Es ist heiß. Richtig heiß. Und die Sonne brennt. Genau das Wetter, das ich mir erhofft hatte. Ich ziehe also durch Vidin und mache mich auf die Suche nach dem ehemaligen Lokal von Nikola, dass allerdings längst nicht mehr existiert. Schade. Dort haben Ulf und ich damals schöne Abende verbracht, zusammen mit dem Gastwirt. Ehe wir final die lokale Disco, die damals den Namen "Club Aquarius" trug, enterten und uns angesichts des seltsamen lokalen Tanzstils verwundert die Augen rieben. An dieser Stelle einfach mal ein Foto vom nun auch schon wieder fast 13 Jahre zurückliegenden Besuch in Vidin, von einem der Abende mit Nikola (wir waren tatsächlich, irre aber wahr, mit dem Radl da... ).

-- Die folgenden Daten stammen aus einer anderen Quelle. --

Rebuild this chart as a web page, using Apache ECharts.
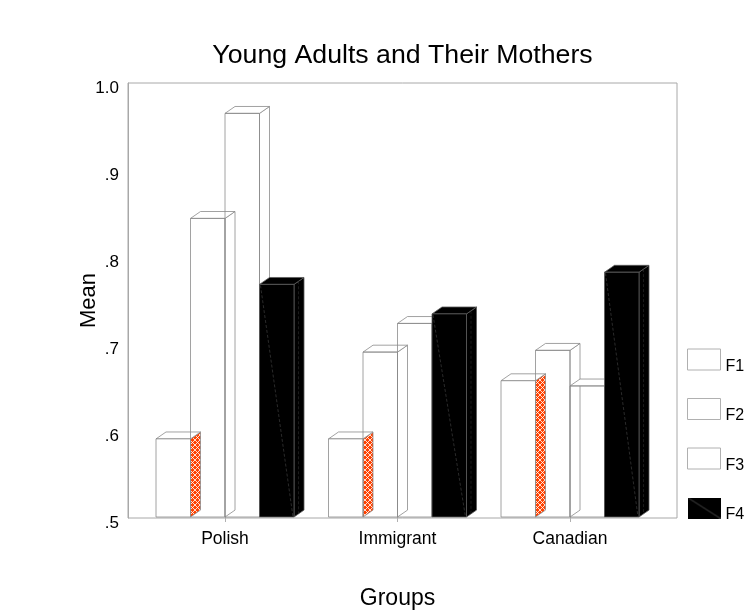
<!DOCTYPE html>
<html>
<head>
<meta charset="utf-8">
<script src="https://cdn.jsdelivr.net/npm/echarts@6/dist/echarts.min.js"></script>
<style>
  html, body { margin: 0; padding: 0; background: #fff; }
  #chart { width: 752px; height: 615px; }
</style>
</head>
<body>
<div id="chart"></div>
<script>
// Group means per factor
const groups = ['Polish', 'Immigrant', 'Canadian'];
const factorNames = ['F1', 'F2', 'F3', 'F4'];
const f1 = [0.590, 0.590, 0.657];
const f2 = [0.844, 0.690, 0.692];
const f3 = [0.965, 0.723, 0.651];
const f4 = [0.768, 0.734, 0.782];
const yMin = 0.5, yMax = 1.0, yStep = 0.1;

const FONT = '"Liberation Sans", Arial, Helvetica, sans-serif';
const EDGE = '#8a8a8a';

// Orange lattice fill for the F1 side faces
const latticeCanvas = document.createElement('canvas');
latticeCanvas.width = 5; latticeCanvas.height = 5;
(function () {
  const g = latticeCanvas.getContext('2d');
  g.fillStyle = '#ff4200';
  g.fillRect(0, 0, 5, 5);
  g.strokeStyle = 'rgba(255,255,255,0.9)';
  g.lineWidth = 0.9;
  g.beginPath();
  g.moveTo(0, 0); g.lineTo(5, 5);
  g.moveTo(5, 0); g.lineTo(0, 5);
  g.stroke();
})();
const lattice = { image: latticeCanvas, repeat: 'repeat' };

// Legend swatch for F4: black with a faint diagonal
const f4Icon = (function () {
  const c = document.createElement('canvas');
  c.width = 33; c.height = 21;
  const g = c.getContext('2d');
  g.fillStyle = '#000'; g.fillRect(0, 0, 33, 21);
  g.strokeStyle = '#555'; g.lineWidth = 0.8;
  g.beginPath(); g.moveTo(0, 0); g.lineTo(33, 21); g.stroke();
  return 'image://' + c.toDataURL();
})();

const faceStyles = [
  { front: '#fff', side: lattice, top: '#fff', stroke: EDGE },
  { front: 'none', side: 'none', top: '#fff', stroke: EDGE },
  { front: 'none', side: 'none', top: '#fff', stroke: EDGE },
  { front: '#000', side: '#000', top: '#000', stroke: '#5a5a5a' }
];

// Draws one 3D-looking bar (front, top and right side) from the axis scales
function renderBar(params, api) {
  const si = params.seriesIndex;
  const cat = api.value(0), val = api.value(1);
  const topPt = api.coord([cat, val]);
  const basePt = api.coord([cat, yMin]);
  const band = api.size([1, 0])[0];
  const bw = band * 0.2;
  const x1 = topPt[0] - 2 * bw + si * bw;
  const x2 = x1 + bw;
  const yt = topPt[1], yb = basePt[1];
  const dx = bw * 0.29, dy = bw * 0.2;
  const st = faceStyles[si];
  const children = [
    {
      type: 'polygon',
      shape: { points: [[x2, yt], [x2 + dx, yt - dy], [x2 + dx, yb - dy], [x2, yb]] },
      style: { fill: st.side, stroke: st.stroke, lineWidth: 0.8 }
    },
    {
      type: 'polygon',
      shape: { points: [[x1, yt], [x1 + dx, yt - dy], [x2 + dx, yt - dy], [x2, yt]] },
      style: { fill: st.top, stroke: st.stroke, lineWidth: 0.8 }
    },
    {
      type: 'rect',
      shape: { x: x1, y: yt, width: bw, height: yb - yt },
      style: { fill: st.front, stroke: st.stroke, lineWidth: 0.8 }
    }
  ];
  if (si === 3) {
    children.push({
      type: 'line',
      shape: { x1: x1 + 1, y1: yt + 1, x2: x2 - 1, y2: yb },
      style: { stroke: '#3c3c3c', lineWidth: 0.7, lineDash: [3, 2] }
    });
    children.push({
      type: 'line',
      shape: { x1: x2 + dx * 0.45, y1: yt - dy * 0.45, x2: x2 + dx * 0.45, y2: yb - dy * 0.45 },
      style: { stroke: '#2e2e2e', lineWidth: 0.6, lineDash: [3, 2] }
    });
  }
  return { type: 'group', children: children };
}

const seriesData = [f1, f2, f3, f4];

const chart = echarts.init(document.getElementById('chart'), null, { renderer: 'canvas' });
chart.setOption({
  backgroundColor: '#fff',
  animation: false,
  textStyle: { fontFamily: FONT },
  title: {
    text: 'Young Adults and Their Mothers',
    left: 397.5,
    top: 37,
    textAlign: 'center',
    textStyle: { fontFamily: FONT, fontSize: 26.7, fontWeight: 'normal', color: '#000' }
  },
  legend: {
    orient: 'vertical',
    left: 682,
    top: 339.5,
    itemWidth: 33,
    itemHeight: 21,
    itemGap: 19.5,
    selectedMode: false,
    formatter: '{t|{name}}',
    textStyle: {
      fontFamily: FONT, fontSize: 16, color: '#000',
      rich: { t: { fontFamily: FONT, fontSize: 16, color: '#000', lineHeight: 16, padding: [14, 0, 0, 0] } }
    },
    data: [
      { name: 'F1', icon: 'rect', itemStyle: { color: '#fff', borderColor: '#b0b0b0', borderWidth: 1 } },
      { name: 'F2', icon: 'rect', itemStyle: { color: '#fff', borderColor: '#b0b0b0', borderWidth: 1 } },
      { name: 'F3', icon: 'rect', itemStyle: { color: '#fff', borderColor: '#b0b0b0', borderWidth: 1 } },
      { name: 'F4', icon: f4Icon, itemStyle: { color: '#000' } }
    ]
  },
  grid: [
    // frame and value axis
    { left: 128, right: 75, top: 83, bottom: 97, show: true, borderColor: '#a8a8a8', borderWidth: 1, backgroundColor: 'transparent' },
    // bar area
    { left: 138.75, right: 95.75, top: 83, bottom: 97 }
  ],
  xAxis: [
    { gridIndex: 0, type: 'value', show: false, min: 0, max: 1 },
    {
      gridIndex: 1,
      type: 'category',
      data: groups,
      boundaryGap: true,
      axisLine: { show: false },
      axisTick: { show: true, alignWithLabel: true, length: 5, lineStyle: { color: '#b0b0b0' } },
      axisLabel: { fontFamily: FONT, fontSize: 17.5, color: '#000', margin: 13 },
      name: 'Groups',
      nameLocation: 'middle',
      nameGap: 70,
      nameMoveOverlap: false,
      nameTextStyle: { fontFamily: FONT, fontSize: 23, color: '#000' }
    }
  ],
  yAxis: [
    {
      gridIndex: 0,
      type: 'value',
      min: yMin,
      max: yMax,
      interval: yStep,
      axisLine: { show: true, lineStyle: { color: '#a8a8a8' } },
      axisTick: { show: false },
      splitLine: { show: false },
      axisLabel: {
        fontFamily: FONT, fontSize: 17, color: '#000', margin: 9,
        formatter: function (v) { return '{v|' + (v >= 0.999 ? '1.0' : '.' + Math.round(v * 10)) + '}'; },
        rich: { v: { fontFamily: FONT, fontSize: 17, color: '#000', lineHeight: 17, padding: [10, 0, 0, 0] } }
      },
      name: 'Mean',
      nameLocation: 'middle',
      nameGap: 28,
      nameRotate: 90,
      nameMoveOverlap: false,
      nameTextStyle: { fontFamily: FONT, fontSize: 22, color: '#000' }
    },
    { gridIndex: 1, type: 'value', min: yMin, max: yMax, interval: yStep, show: false }
  ],
  series: seriesData.map(function (vals, k) {
    return {
      name: factorNames[k],
      type: 'custom',
      xAxisIndex: 1,
      yAxisIndex: 1,
      renderItem: renderBar,
      encode: { x: 0, y: 1 },
      itemStyle: { color: k === 3 ? '#000' : '#fff' },
      data: vals.map(function (v, i) { return [i, v]; })
    };
  })
});
</script>
</body>
</html>
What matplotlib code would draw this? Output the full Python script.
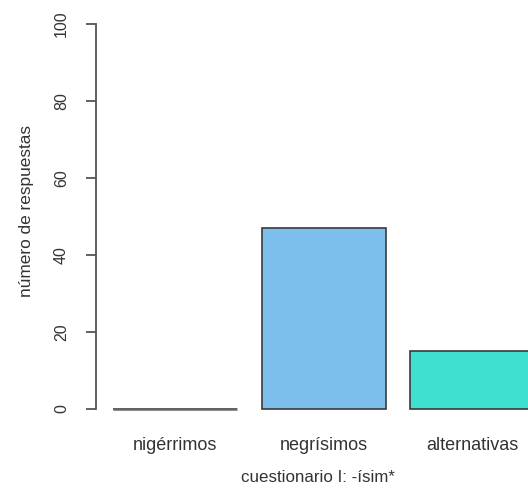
import matplotlib
matplotlib.use("Agg")
import matplotlib.pyplot as plt

categories = ["nigérrimos", "negrísimos", "alternativas"]
counts = [0, 47, 15]
colors = ["#FFFFFF", "#7CBFEC", "#40E0D0"]
yticks = [0, 20, 40, 60, 80, 100]

plt.rcParams['font.family'] = ['Liberation Sans', 'DejaVu Sans']

W, H = 528, 499
fig = plt.figure(figsize=(W / 100, H / 100), dpi=100)

# pixel geometry
px_unit = 124.0      # px per bar-width unit
x0_px = 88.0         # pixel of x=0 in R barplot coords
y0_px, y100_px = 409.0, 24.0
py_unit = (y0_px - y100_px) / 100.0

ax_left_px = 96.0
ylo, yhi = -4, 104
ax_bottom_px = y0_px - ylo * py_unit
ax_top_px = y0_px - yhi * py_unit
ax = fig.add_axes([ax_left_px / W, 1 - ax_bottom_px / H,
                   (W - ax_left_px) / W, (ax_bottom_px - ax_top_px) / H])
ax.set_xlim((ax_left_px - x0_px) / px_unit, (W - x0_px) / px_unit)
ax.set_ylim(ylo, yhi)

lefts = [0.2 + i * 1.2 for i in range(len(categories))]
centers = [l + 0.5 for l in lefts]
ax.bar(centers, counts, width=1.0, color=colors, edgecolor="#3a3a3a",
       linewidth=1.2, zorder=2)
# zero-height bar shows as a grey line
for c, v in zip(centers, counts):
    if v == 0:
        ax.plot([c - 0.5, c + 0.5], [0, 0], color="#666666", lw=1.8, zorder=3,
                solid_capstyle="butt")

for s in ["top", "right", "bottom"]:
    ax.spines[s].set_visible(False)
ax.spines["left"].set_bounds(0, 100)
ax.spines["left"].set_color("#555555")
ax.spines["left"].set_linewidth(1.3)
ax.set_yticks(yticks)
ax.set_yticklabels([str(t) for t in yticks], rotation=90, va="center",
                   fontsize=11.5, color="#333333")
ax.tick_params(axis="y", length=7.5, width=1.3, color="#555555", pad=12)
ax.set_xticks([])

for c, lab in zip(centers, categories):
    xp = x0_px + c * px_unit
    fig.text(xp / W, 1 - 445 / H, lab, ha="center", va="center",
             fontsize=13, color="#333333")

fig.text(318 / W, 1 - 478 / H, "cuestionario I: -ísim*", ha="center",
         va="center", fontsize=12.2, color="#333333")
fig.text(27 / W, 1 - 211 / H, "número de respuestas", ha="center",
         va="center", rotation=90, fontsize=12.4, color="#333333")

fig.savefig("out.png", dpi=100)
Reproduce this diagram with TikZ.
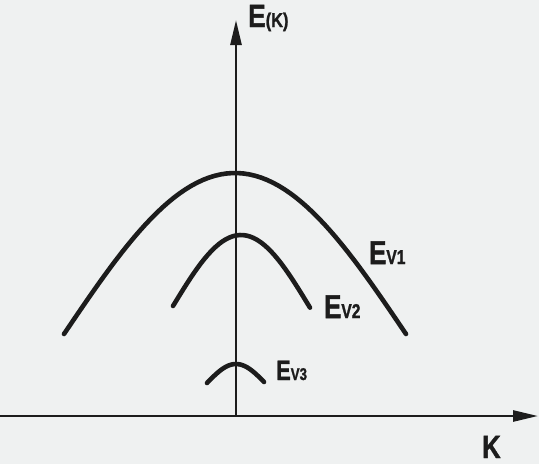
\documentclass[tikz,border=0pt]{standalone}
\usepackage{fontspec}
\setmainfont{Liberation Sans}
\newfontfamily\heavy{Liberation Sans}[UprightFont=* Bold, FakeBold=1.5]
\usepackage{graphicx}
\usetikzlibrary{arrows.meta}
\definecolor{paper}{RGB}{239,241,241}
\definecolor{ink}{RGB}{28,28,28}
\tikzset{
  axis/.style={draw=ink, line width=2.6pt, -{Triangle[length=25pt,width=11pt]}},
  band/.style={draw=ink, line width=4.6pt, line cap=round},
  lbl/.style={anchor=base west, inner sep=0pt, text=ink, font=\heavy}
}
\newcommand{\evlabel}[3]{\scalebox{0.78}[1]{\fontsize{#1}{#1}\selectfont E\fontsize{#2}{#2}\selectfont #3}}
\begin{document}
\begin{tikzpicture}[x=1pt,y=-1pt]
\fill[paper] (0,0) rectangle (539,464);
\useasboundingbox (0,0) rectangle (539,464);
\coordinate (o) at (236,416);
\coordinate (ytip) at (236,20);
\coordinate (xstart) at (0,416);
\coordinate (xtip) at (538,416);
\draw[axis] (o) -- (ytip);
\draw[axis] (xstart) -- (xtip);
% bands
\draw[band] plot[domain=-171:171, samples=60] ({235+\x},{173+161*(1-cos(90*\x/171))});
\draw[band] plot[domain=-68:69, samples=40] ({241+\x},{235+71*(1-cos(90*\x/68))});
\draw[band] plot[domain=-29:28, samples=25] ({236+\x},{364+19*(1-cos(90*\x/29))});
% labels
\node[lbl] (ek) at (248,27) {\scalebox{0.82}[1]{\fontsize{32}{32}\selectfont E\fontsize{20}{20}\selectfont(K)}};
\node[lbl] (ev1) at (369,264) {\evlabel{33}{20}{V1}};
\node[lbl] (ev2) at (324,318) {\evlabel{33}{20}{V2}};
\node[lbl] (ev3) at (276,380) {\evlabel{28}{17}{V3}};
\node[lbl] (k) at (482,458) {\scalebox{0.8}[1]{\fontsize{32}{32}\selectfont K}};
\end{tikzpicture}
\end{document}
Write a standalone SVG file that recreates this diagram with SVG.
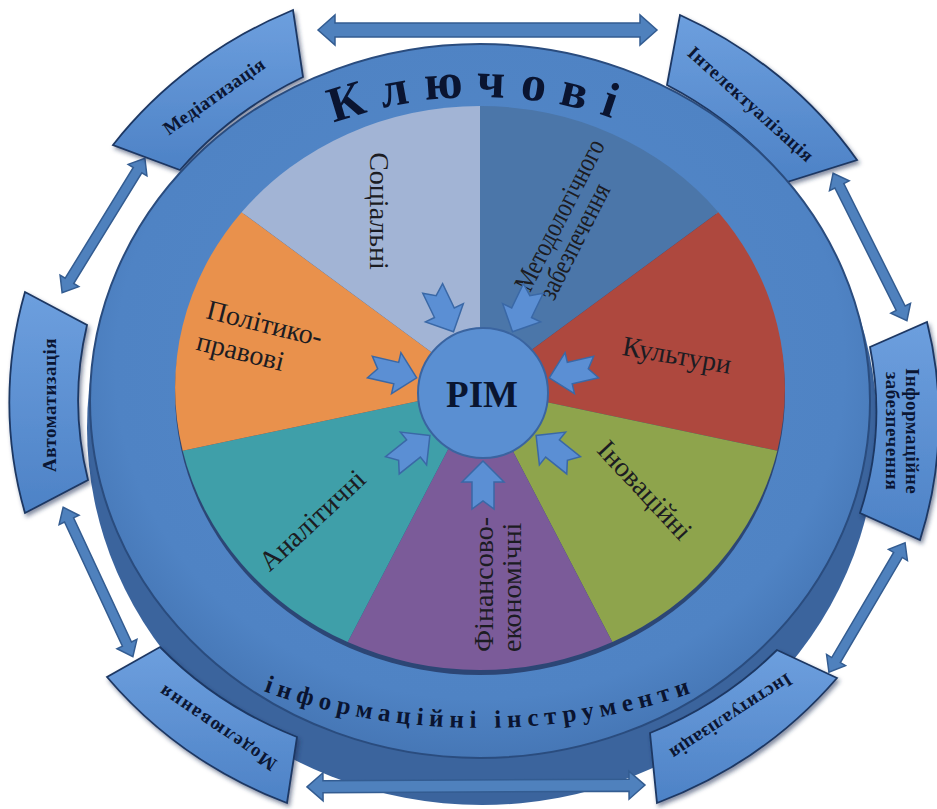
<svg xmlns="http://www.w3.org/2000/svg" width="937" height="809" viewBox="0 0 937 809">
<defs>
<style>
.box{fill:url(#boxG);stroke:#1d3763;stroke-width:1.8;filter:url(#sh)}
.btxt{font-family:"Liberation Serif","DejaVu Serif",serif;font-weight:bold;font-size:19px;fill:#0b1633;text-anchor:middle;letter-spacing:0.5px}
.conn{fill:#4f81bd;stroke:#335c91;stroke-width:1.5}
.inarr{fill:#5b8fd4;stroke:#3a68a6;stroke-width:1.5}
.lbl{font-family:"Liberation Serif","DejaVu Serif",serif;font-size:28px;fill:#1c1c22}
</style>
<linearGradient id="boxG" x1="0" y1="0" x2="0" y2="1">
<stop offset="0" stop-color="#6d9fde"/>
<stop offset="1" stop-color="#4d82c6"/>
</linearGradient>
<radialGradient id="diskG" cx="0.5" cy="0.45" r="0.55">
<stop offset="0" stop-color="#5489c9"/>
<stop offset="0.85" stop-color="#4f83c4"/>
<stop offset="1" stop-color="#4677b6"/>
</radialGradient>
<filter id="sh" x="-20%" y="-20%" width="140%" height="140%">
<feDropShadow dx="2" dy="3" stdDeviation="2" flood-color="#1a2f55" flood-opacity="0.55"/>
</filter>
<path id="topArc" d="M120,401 A360,304 0 0 1 840,401"/>
<path id="botArc" d="M10,401 A470,327 0 0 0 950,401"/>
<polygon id="inArrow" points="0,0 -21,-21 -21,-11 -48,-11 -40,0 -48,11 -21,11 -21,21"/>
</defs>
<rect width="937" height="809" fill="#ffffff"/>

<ellipse id="diskSide" cx="482" cy="428" rx="395" ry="377" fill="#3b649d"/>

<g id="connectors">
<polygon class="conn" transform="translate(487.5,30)" points="-169.5,0 -152.5,-15 -152.5,-7 152.5,-7 152.5,-15 169.5,0 152.5,15 152.5,7 -152.5,7 -152.5,15"/>
<polygon class="conn" transform="translate(476,786) rotate(-0.3)" points="-169,0 -153,-14 -153,-6 153,-6 153,-14 169,0 153,14 153,6 -153,6 -153,14"/>
<polygon class="conn" transform="translate(103.5,225.5) rotate(-58.4)" points="-79,0 -65,-11 -65,-5 65,-5 65,-11 79,0 65,11 65,5 -65,5 -65,11"/>
<polygon class="conn" transform="translate(98,582) rotate(65)" points="-82.5,0 -68.5,-11 -68.5,-5 68.5,-5 68.5,-11 82.5,0 68.5,11 68.5,5 -68.5,5 -68.5,11"/>
<polygon class="conn" transform="translate(870,247) rotate(63.4)" points="-82.5,0 -68.5,-11 -68.5,-5 68.5,-5 68.5,-11 82.5,0 68.5,11 68.5,5 -68.5,5 -68.5,11"/>
<polygon class="conn" transform="translate(867,607.5) rotate(120.5)" points="-75,0 -61,-11 -61,-5 61,-5 61,-11 75,0 61,11 61,5 -61,5 -61,11"/>
</g>

<g id="box-mediatyzatsiia">
<path class="box" d="M293,10 A445,420 0 0 0 113,145 L180,170 A390,357 0 0 1 303,77 Z"/>
<text class="btxt" transform="translate(214,96) rotate(-35)" dominant-baseline="central">Медіатизація</text>
</g>
<g id="box-intelektualizatsiia">
<path class="box" d="M680,15 A445,420 0 0 1 857,160 L787,182 A390,357 0 0 0 667,85 Z"/>
<text class="btxt" transform="translate(751,104) rotate(42)" dominant-baseline="central">Інтелектуалізація</text>
</g>
<g id="box-informatsiine">
<path class="box" d="M927,322 A445,420 0 0 1 920,540 L860,513 A390,357 0 0 0 870,347 Z"/>
<text class="btxt" transform="translate(902,431) rotate(90)"><tspan x="0" y="-4">Інформаційне</tspan><tspan x="0" y="16">забезпечення</tspan></text>
</g>
<g id="box-instytualizatsiia">
<path class="box" d="M837,678 A445,420 0 0 1 657,803 L650,733 A390,357 0 0 0 777,650 Z"/>
<text class="btxt" transform="translate(731,717) rotate(147)" dominant-baseline="central">Інституалізація</text>
</g>
<g id="box-modeliuvannia">
<path class="box" d="M287,803 A445,420 0 0 1 107,677 L160,647 A390,357 0 0 0 297,737 Z"/>
<text class="btxt" transform="translate(217,728) rotate(214)" dominant-baseline="central" style="letter-spacing:1.5px">Моделювання</text>
</g>
<g id="box-avtomatyzatsiia">
<path class="box" d="M25,513 A445,420 0 0 1 25,292 L87,325 A390,357 0 0 0 88,480 Z"/>
<text class="btxt" transform="translate(49,405) rotate(-90)" dominant-baseline="central">Автоматизація</text>
</g>

<g id="disk">
<ellipse cx="480" cy="401" rx="390" ry="357" fill="url(#diskG)" stroke="#2a4c7e" stroke-width="2"/>
</g>

<g id="pie">
<ellipse cx="480" cy="393" rx="305" ry="282" fill="#2c4675"/>
<path id="slice-metod" d="M480,388 L480,106 A305,282 0 0 1 718.4,212.2 Z" fill="#4b76a9"/>
<path id="slice-kult" d="M480,388 L718.4,212.2 A305,282 0 0 1 777.3,450.7 Z" fill="#ae483e"/>
<path id="slice-innov" d="M480,388 L777.3,450.7 A305,282 0 0 1 612.3,642.1 Z" fill="#8ea44c"/>
<path id="slice-fin" d="M480,388 L612.3,642.1 A305,282 0 0 1 347.7,642.1 Z" fill="#7b5b99"/>
<path id="slice-anal" d="M480,388 L347.7,642.1 A305,282 0 0 1 182.7,450.7 Z" fill="#3f9fa9"/>
<path id="slice-polit" d="M480,388 L182.7,450.7 A305,282 0 0 1 241.6,212.2 Z" fill="#e9914c"/>
<path id="slice-soc" d="M480,388 L241.6,212.2 A305,282 0 0 1 480,106 Z" fill="#a2b4d5"/>
</g>

<g id="ring-titles">
<text font-family="'Liberation Serif','DejaVu Serif',serif" font-weight="bold" font-size="50" fill="#0a1430" letter-spacing="15"><textPath href="#topArc" startOffset="50%" text-anchor="middle">Ключові</textPath></text>
<text font-family="'Liberation Serif','DejaVu Serif',serif" font-weight="bold" font-size="25" fill="#0a1430" letter-spacing="6"><textPath href="#botArc" startOffset="50%" text-anchor="middle">інформаційні інструменти</textPath></text>
</g>

<g id="labels">
<text class="lbl" transform="translate(370,211) rotate(90)" text-anchor="middle" font-size="30">Соціальні</text>
<text class="lbl" transform="translate(530,293) rotate(-63)" font-size="20" fill="#1b2a45"><tspan x="0" y="0" textLength="166" lengthAdjust="spacingAndGlyphs">Методологічного</tspan><tspan x="3" y="25" textLength="126" lengthAdjust="spacingAndGlyphs">забезпечення</tspan></text>
<text class="lbl" transform="translate(677,355) rotate(10)" text-anchor="middle" dominant-baseline="central">Культури</text>
<text class="lbl" transform="translate(645,490) rotate(47)" text-anchor="middle" dominant-baseline="central">Іноваційні</text>
<text class="lbl" transform="translate(493,652) rotate(-90)"><tspan x="0" y="0">Фінансово-</tspan><tspan x="0" y="28">економічні</tspan></text>
<text class="lbl" transform="translate(312,520) rotate(-43)" text-anchor="middle" dominant-baseline="central">Аналітичні</text>
<text class="lbl" transform="translate(205,318) rotate(14)"><tspan x="0" y="0">Політико-</tspan><tspan x="-2" y="33">правові</tspan></text>
</g>

<g id="inward-arrows">
<use href="#inArrow" class="inarr" transform="translate(453.5,331.7) rotate(64.3)"/>
<use href="#inArrow" class="inarr" transform="translate(512.5,331.7) rotate(115.7)"/>
<use href="#inArrow" class="inarr" transform="translate(549.3,377.8) rotate(167.1)"/>
<use href="#inArrow" class="inarr" transform="translate(536.1,435.4) rotate(218.6)"/>
<use href="#inArrow" class="inarr" transform="translate(483,461) rotate(270)"/>
<use href="#inArrow" class="inarr" transform="translate(429.9,435.4) rotate(321.4)"/>
<use href="#inArrow" class="inarr" transform="translate(416.7,377.8) rotate(12.9)"/>
</g>

<g id="node-pim">
<circle cx="483" cy="393" r="65" fill="#5a8fd2" stroke="#3a64a0" stroke-width="2"/>
<text x="482" y="407" text-anchor="middle" font-family="'Liberation Serif','DejaVu Serif',serif" font-weight="bold" font-size="37" fill="#0a1530">РІМ</text>
</g>
</svg>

Lang, sehr lang ist´s her...
Lang, sehr lang ist´s her...

Den Rest des Tages verbringe ich damit, durch Vidin zu latschen. Fast überall ist es wie ausgestorben aber das war damals nicht anders. Sicher kein Gerücht, dass Vidin mit einem massiven Bevölkerungsrückgang zu kämpfen hat. Die Arbeitslosenquote ist hoch, die Zukunftsaussichten sind düster. Und Hand aufs Herz, wohnen möchte ich hier ebenfalls auf gar keinen Fall.

Am Bahnhof erwerbe ich das Ticket für die Fahrt nach Craiova und hier und dort die eine oder andere Handpizza. Supermarkt-Mampf ist hierzulande tatsächlich kostspieliger als Imbissnahrung, kaum zu glauben aber wahr. Nikolas Laden existiert nicht mehr und unmittelbar mit dem Einbruch der Abenddämmerung kommen unzählige blutgeile Insekten aus ihren Löchern gekrabbelt um mir einen lauschigen Abend an der Donaupromenade zu vermiesen. 

Was soll´s, reise ich halt überpünktlich ins Dreamland. Tut mir nach den strapaziösen letzten Tagen gut.